ZOPA has reassured investors that the Bank of England’s interest rate hike will not impact the performance of the peer-to-peer platform’s loans.

On Thursday, the central bank raised the base rate from 0.25 per cent to 0.5 per cent – the first increase in a decade.

“Things may get a little more expensive for some borrowers, but we don’t expect this to have a material impact on the performance of Zopa loans (and so we don’t expect losses to change),” said chief product officer Andrew Lawson (pictured) in a blog post on Zopa’s website on Friday.

“This is because we focus on low risk borrowers, and because we have strict criteria on whether our borrowers can afford their loans.  Before we approve anyone, we assess their affordability by looking at their income and outgoings and try to make sure they can make the monthly payments.”

In August, Zopa reduced its exposure to higher-risk loans due to the UK’s worsening consumer credit outlook.
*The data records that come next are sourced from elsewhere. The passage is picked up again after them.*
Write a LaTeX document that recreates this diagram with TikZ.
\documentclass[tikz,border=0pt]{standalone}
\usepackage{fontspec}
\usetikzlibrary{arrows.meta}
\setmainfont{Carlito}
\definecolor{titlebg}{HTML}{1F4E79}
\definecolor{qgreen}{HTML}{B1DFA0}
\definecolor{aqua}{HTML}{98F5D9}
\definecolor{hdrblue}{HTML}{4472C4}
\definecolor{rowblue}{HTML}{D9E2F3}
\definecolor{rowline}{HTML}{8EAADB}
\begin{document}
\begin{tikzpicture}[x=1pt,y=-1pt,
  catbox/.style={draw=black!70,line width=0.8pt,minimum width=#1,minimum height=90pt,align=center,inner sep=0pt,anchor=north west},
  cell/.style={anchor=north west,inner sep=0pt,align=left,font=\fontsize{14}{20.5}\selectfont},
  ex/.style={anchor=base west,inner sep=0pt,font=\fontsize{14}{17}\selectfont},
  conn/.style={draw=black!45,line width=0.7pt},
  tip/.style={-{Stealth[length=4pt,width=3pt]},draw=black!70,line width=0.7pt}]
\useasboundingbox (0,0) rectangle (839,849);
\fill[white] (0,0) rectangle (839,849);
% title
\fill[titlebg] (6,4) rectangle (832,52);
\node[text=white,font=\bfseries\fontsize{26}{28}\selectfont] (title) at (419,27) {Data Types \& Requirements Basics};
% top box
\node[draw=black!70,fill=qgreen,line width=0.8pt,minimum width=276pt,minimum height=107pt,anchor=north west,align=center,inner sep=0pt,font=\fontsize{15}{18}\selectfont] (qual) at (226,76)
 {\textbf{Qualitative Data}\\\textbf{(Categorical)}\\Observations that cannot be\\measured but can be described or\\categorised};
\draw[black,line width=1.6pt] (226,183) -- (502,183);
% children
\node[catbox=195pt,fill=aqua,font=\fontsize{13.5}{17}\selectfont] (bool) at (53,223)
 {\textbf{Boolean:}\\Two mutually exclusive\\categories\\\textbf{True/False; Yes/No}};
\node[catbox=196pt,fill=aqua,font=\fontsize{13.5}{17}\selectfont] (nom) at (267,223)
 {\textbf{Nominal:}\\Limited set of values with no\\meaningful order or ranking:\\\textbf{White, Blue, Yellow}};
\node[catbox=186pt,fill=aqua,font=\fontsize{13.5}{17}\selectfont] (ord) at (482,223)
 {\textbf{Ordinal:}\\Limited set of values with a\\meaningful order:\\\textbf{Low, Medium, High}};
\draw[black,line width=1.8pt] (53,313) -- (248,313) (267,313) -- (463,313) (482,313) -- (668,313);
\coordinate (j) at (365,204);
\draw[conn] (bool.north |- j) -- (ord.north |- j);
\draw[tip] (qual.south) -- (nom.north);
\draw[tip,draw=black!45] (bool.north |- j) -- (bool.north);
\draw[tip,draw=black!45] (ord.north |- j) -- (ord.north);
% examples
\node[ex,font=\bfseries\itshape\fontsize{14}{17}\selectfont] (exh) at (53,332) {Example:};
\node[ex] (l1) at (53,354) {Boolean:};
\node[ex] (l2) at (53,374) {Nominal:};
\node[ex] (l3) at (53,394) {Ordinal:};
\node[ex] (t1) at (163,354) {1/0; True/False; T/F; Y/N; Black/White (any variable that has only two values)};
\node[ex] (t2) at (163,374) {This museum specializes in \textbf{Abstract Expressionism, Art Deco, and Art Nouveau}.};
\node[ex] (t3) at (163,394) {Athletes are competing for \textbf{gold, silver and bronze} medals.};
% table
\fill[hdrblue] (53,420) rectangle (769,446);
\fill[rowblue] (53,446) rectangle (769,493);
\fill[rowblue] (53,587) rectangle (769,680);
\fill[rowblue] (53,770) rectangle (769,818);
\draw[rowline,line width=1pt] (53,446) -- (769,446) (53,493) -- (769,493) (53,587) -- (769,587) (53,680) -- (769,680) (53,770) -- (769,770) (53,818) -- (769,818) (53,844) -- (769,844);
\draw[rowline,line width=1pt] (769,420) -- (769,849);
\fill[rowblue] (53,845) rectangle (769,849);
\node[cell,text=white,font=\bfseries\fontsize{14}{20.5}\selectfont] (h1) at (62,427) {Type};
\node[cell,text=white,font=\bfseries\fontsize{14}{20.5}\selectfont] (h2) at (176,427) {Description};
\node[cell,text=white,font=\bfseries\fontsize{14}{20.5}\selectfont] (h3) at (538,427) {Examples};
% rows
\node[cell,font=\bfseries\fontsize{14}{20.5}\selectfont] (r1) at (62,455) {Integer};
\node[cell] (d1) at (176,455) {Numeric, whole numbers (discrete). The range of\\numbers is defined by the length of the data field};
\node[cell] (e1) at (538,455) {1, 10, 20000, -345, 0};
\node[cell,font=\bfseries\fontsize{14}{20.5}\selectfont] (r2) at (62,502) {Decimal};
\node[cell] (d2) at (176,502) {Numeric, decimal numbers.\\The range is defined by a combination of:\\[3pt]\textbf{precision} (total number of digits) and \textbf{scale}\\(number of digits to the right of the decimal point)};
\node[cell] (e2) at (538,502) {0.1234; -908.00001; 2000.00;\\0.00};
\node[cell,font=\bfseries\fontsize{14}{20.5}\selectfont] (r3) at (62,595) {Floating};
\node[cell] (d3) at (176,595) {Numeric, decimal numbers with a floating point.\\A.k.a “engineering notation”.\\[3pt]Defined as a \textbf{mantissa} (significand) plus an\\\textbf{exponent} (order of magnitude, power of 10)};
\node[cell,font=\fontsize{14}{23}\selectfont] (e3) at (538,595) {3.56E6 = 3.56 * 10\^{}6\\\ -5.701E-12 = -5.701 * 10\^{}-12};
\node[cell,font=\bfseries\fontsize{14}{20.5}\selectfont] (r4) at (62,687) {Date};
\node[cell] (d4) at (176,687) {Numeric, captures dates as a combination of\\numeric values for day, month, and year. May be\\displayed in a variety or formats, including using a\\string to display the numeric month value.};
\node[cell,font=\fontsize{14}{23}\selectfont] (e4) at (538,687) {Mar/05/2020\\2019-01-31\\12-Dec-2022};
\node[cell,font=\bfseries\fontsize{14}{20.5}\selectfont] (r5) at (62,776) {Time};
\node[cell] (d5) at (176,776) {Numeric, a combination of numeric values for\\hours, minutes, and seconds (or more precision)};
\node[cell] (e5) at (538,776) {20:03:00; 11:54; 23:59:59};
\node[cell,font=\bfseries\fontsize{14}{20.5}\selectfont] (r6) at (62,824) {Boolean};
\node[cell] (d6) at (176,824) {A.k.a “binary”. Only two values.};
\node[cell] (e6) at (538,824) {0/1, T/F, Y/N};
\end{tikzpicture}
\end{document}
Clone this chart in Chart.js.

Lawson went on to explain that the returns from Zopa investments are not directly linked to the base rate.

“The rate of return you receive from your Zopa investments is a blend of the interest rates of the different loans you invest in, minus bad debt and fees,” he said. “And our loans’ interest rates are set within the context of the wider market – we have to price them competitively to make sure that we attract the most creditworthy borrowers to Zopa.”

Read more: Investor money covered by Zopa’s Safeguard fund falls to quarter of loanbook

However, Lawson added that other lenders may raise their prices in anticipation of increased defaults.

“We monitor pricing in the market in real time every day and are prepared for changes in either direction,” he said. “If we do see a shift in the market, we’re ready to act and we’ll let you know.”

Read more: Zopa revamps credit risk assessment model

Speculation has been rife over how the P2P sector would fare in a higher interest rate environment, but Lawson made the point that this “isn’t something new for Zopa”.

When the consumer lending platform made its first loan in 2005, interest rates were at 4.75 per cent. And in Zopa’s first five years, interest rates varied from 5.75 per cent to 0.5 per cent.